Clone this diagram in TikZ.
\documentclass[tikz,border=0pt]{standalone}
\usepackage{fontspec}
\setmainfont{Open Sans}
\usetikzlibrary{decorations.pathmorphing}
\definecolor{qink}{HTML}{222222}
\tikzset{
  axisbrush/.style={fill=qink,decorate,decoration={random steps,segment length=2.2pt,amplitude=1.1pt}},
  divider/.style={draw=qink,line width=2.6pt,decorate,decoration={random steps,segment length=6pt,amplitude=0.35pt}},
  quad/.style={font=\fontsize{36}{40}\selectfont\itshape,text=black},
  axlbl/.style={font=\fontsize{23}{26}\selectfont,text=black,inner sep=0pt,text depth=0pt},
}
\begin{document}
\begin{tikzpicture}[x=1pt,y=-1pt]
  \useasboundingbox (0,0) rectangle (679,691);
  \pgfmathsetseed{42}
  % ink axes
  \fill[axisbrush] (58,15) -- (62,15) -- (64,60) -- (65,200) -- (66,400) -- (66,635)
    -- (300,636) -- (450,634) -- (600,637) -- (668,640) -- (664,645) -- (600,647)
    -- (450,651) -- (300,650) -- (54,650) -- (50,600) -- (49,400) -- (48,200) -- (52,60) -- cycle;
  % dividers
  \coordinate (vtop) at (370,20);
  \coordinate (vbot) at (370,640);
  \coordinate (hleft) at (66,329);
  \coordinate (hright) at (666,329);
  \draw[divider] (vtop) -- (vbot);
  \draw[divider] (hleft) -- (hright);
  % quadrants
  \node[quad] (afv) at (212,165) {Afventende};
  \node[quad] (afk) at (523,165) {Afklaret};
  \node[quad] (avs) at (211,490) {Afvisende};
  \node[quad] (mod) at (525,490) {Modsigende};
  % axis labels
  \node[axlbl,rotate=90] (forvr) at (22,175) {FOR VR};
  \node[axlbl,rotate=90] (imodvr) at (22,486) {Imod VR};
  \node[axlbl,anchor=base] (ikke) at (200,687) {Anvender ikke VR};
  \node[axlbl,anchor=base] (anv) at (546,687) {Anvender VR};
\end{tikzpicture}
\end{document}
* * *
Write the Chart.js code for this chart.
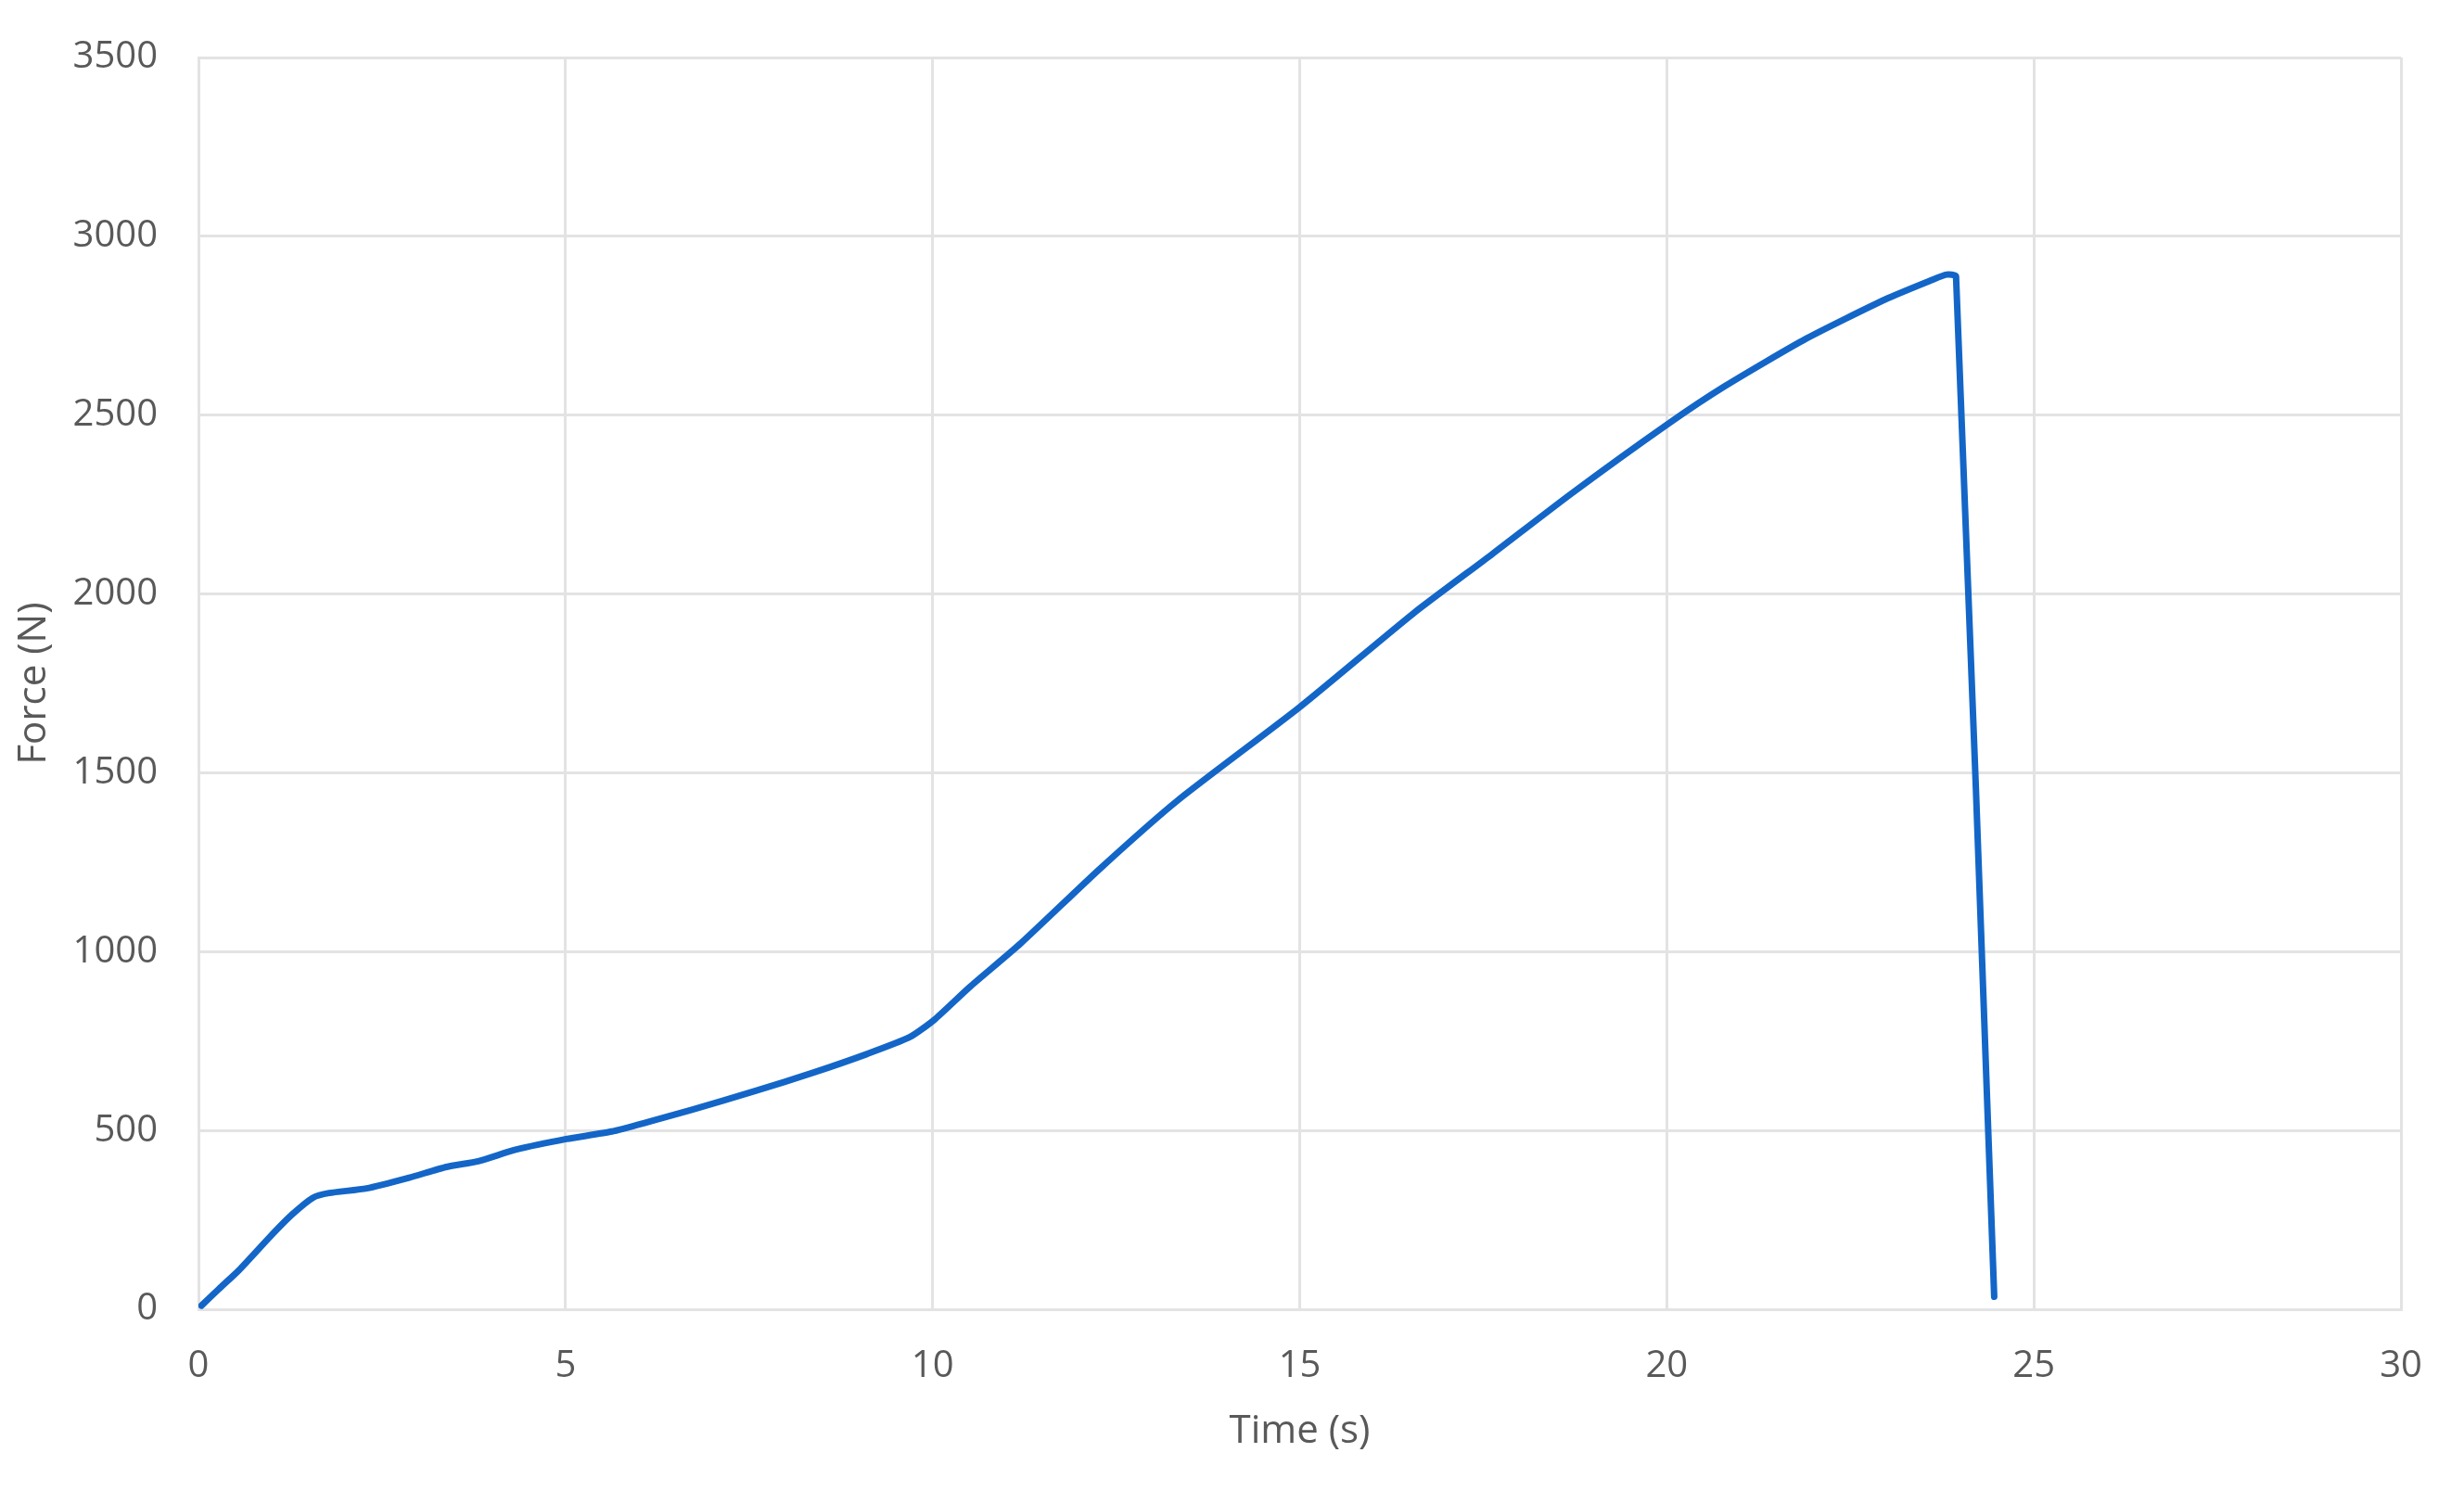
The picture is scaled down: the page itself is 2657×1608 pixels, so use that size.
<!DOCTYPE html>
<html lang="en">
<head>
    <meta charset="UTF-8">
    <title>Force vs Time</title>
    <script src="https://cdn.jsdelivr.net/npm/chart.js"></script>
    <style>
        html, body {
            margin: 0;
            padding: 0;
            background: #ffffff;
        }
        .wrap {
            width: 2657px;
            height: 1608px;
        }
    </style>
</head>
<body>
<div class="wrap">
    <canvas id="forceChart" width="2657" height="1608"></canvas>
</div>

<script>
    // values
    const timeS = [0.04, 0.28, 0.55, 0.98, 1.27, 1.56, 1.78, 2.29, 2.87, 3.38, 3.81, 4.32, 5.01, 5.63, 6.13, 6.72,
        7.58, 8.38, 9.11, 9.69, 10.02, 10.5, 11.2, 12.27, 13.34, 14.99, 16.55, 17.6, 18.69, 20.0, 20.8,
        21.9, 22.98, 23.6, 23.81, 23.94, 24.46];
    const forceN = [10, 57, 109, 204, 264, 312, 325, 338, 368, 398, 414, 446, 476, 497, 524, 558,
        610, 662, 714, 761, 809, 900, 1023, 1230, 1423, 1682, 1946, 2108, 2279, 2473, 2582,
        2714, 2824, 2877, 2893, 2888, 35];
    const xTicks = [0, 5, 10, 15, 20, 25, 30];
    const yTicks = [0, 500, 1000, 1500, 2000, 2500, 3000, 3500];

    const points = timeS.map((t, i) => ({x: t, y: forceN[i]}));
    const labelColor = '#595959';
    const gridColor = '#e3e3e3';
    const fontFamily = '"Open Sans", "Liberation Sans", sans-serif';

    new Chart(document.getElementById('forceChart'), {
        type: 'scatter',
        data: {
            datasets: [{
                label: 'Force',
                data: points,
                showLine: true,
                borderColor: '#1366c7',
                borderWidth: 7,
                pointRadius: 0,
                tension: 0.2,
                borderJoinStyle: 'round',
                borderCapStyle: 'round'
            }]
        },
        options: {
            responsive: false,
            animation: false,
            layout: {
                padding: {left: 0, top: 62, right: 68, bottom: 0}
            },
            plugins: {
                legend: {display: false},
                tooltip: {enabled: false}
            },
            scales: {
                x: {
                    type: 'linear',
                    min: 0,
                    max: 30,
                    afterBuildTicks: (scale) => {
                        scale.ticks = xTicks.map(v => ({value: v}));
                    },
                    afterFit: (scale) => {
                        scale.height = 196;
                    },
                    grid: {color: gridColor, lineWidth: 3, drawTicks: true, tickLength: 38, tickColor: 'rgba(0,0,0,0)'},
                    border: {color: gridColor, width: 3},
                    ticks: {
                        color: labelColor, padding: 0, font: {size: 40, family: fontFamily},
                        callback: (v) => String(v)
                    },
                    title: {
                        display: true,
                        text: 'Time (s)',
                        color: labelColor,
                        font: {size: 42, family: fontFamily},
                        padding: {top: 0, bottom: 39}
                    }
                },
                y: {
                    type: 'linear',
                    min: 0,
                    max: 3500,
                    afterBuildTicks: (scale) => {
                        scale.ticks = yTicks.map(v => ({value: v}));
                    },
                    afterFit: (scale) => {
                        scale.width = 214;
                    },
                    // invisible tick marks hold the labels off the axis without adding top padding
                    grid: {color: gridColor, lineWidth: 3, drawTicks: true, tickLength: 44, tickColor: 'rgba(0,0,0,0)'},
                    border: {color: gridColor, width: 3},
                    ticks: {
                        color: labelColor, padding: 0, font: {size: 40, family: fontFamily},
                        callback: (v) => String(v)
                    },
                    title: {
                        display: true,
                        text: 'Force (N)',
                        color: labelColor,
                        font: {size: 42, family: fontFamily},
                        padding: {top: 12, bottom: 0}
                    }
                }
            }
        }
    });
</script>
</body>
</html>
==
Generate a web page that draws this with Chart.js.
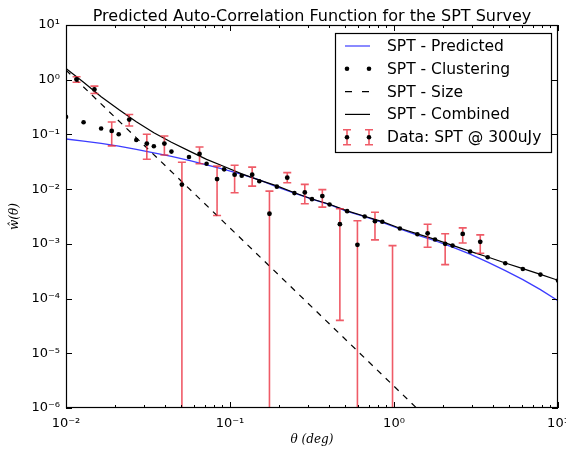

• [Your task]
Which lines of the data include "that"? Copy each of them.

• [Right answer]
The picture is scaled down: the page itself is 2657×1608 pixels, so use that size.
Generate a web page that draws this with Chart.js.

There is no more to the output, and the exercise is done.